Se continuou errando com o PMDB, o governo falou a língua certa com o PP e o PR, dois partidos estratégicos para que o Planalto não perca por completo o controle da Câmara. Bastou deixar a hipocrisia da “faxina ética” de lado e prometer aos partidos o que queriam: cargos. Ao PR, Mercadante prometeu entregar quatro das sete diretorias do Departamento Nacional de Infraestrutura de Transportes, o Dnit, órgão com orçamento anual de R$ 9 bilhões. Com o PP, as promessas foram ainda mais generosas. Mercadante prometeu um belo bônus, caso o partido deixe o Blocão: duas diretorias de agências reguladoras; mais cargos no Ministério das Cidades, já controlado pelo PP; uma diretoria no Conselho de Defesa da Atividade Econômica, o Cade, que processa cartéis de grandes empresas; e a presidência da Companhia Hidro Elétrica do São Francisco, a Chesf. A palavra-chave nessas negociações é “prometer”. Mercadante prometeu. E se Dilma não cumprir, como aconteceu tantas vezes no passado recente? Blocão neles.

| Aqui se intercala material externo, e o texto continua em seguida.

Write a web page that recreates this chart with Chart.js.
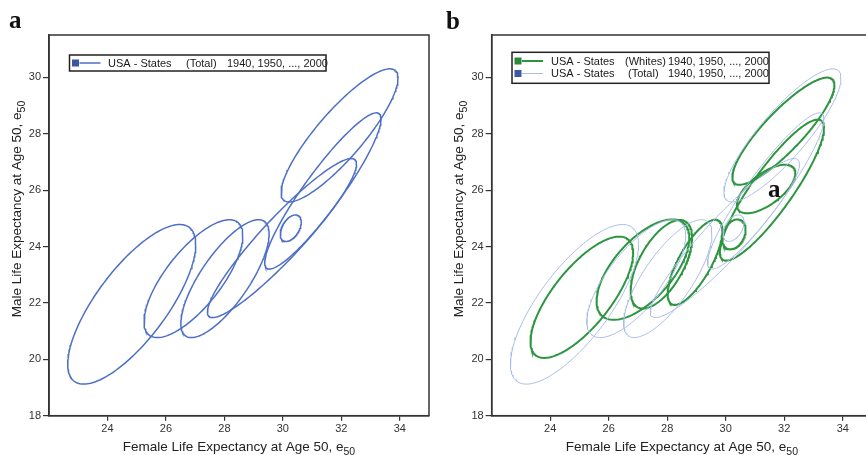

É no hábito do governo Dilma de quebrar promessas que confia a oposição. Os principais adversários de Dilma nas eleições, Eduardo Campos e Aécio Neves, atuam em sintonia com o Blocão, de modo a enfraquecer o governo em Brasília e a afanar palanques regionais de Dilma.
Ambos articulam as táticas do Blocão com líderes dos descontentes – especialmente Cunha. Na segunda-feira da semana passada, quando Dilma resolvera emparedar o Congresso, Cunha e Eduardo Campos tiveram uma longa conversa, da qual também participou rapidamente por telefone Aécio, para estabelecer que projetos e convocações serão usados nas próximas semanas para sangrar o governo. Não é uma conspiração do PMDB contra o governo. Trata-se mais de um alinhamento momentâneo de interesses entre as partes. Aécio e Eduardo Campos sabem que muitos dos descontentes do Blocão querem apenas usar a rebelião para faturar mais cargos – nunca deixarão o governo. “Mas podem prejudicar Dilma e não trabalhar pela eleição dela”, diz um dos articuladores do Blocão.
Enquanto o Blocão sangrava Dilma na Câmara, os candidatos sangravam Dilma nos discursos, que subiram de tom. “O Brasil não aguenta mais quatro anos de Dilma”, disse Eduardo Campos, cada vez mais próximo de Aécio e distante na mesma velocidade do PT. Aécio também bateu forte no governo. A principal pancada veio do ex-presidente Fernando Henrique Cardoso. “Agora temos cooptação, e não coalizão, pois não se está brigando por um projeto para o país. É cooptação porque há um esvaziamento da agenda pública”, disse, ao qualificar o governo Dilma de “autoritário”.
As palavras de FHC – e o momento em que elas foram ditas – não são fortuitas. O que parecia impossível há alguns meses hoje é apenas improvável: ele pode ser o candidato a vice na chapa de Aécio. FHC autorizou o PSDB a fazer pesquisas qualitativas com seu nome. Começaram nesta semana, em São Paulo, Ceará e Rio Grande do Sul. Serão feitas em mais 14 Estados. Até o momento, as pesquisas dizem que a recuperação da imagem de FHC é “espantosa”, no dizer de uma das maiores autoridades do partido. Muitos no PSDB querem FHC como vice. A pressão é forte. Eles acham que FHC ajudará Aécio a vencer em São Paulo, e isso seria decisivo para um segundo turno das eleições. A amigos, FHC disse que, em último caso, concorrerá. “O que não podemos é ter mais quatro anos de Dilma”, disse a amigos, falando igualzinho a Eduardo Campos
Aos poucos, políticos de partidos diferentes começam a falar a mesma língua. E não é a língua de Dilma.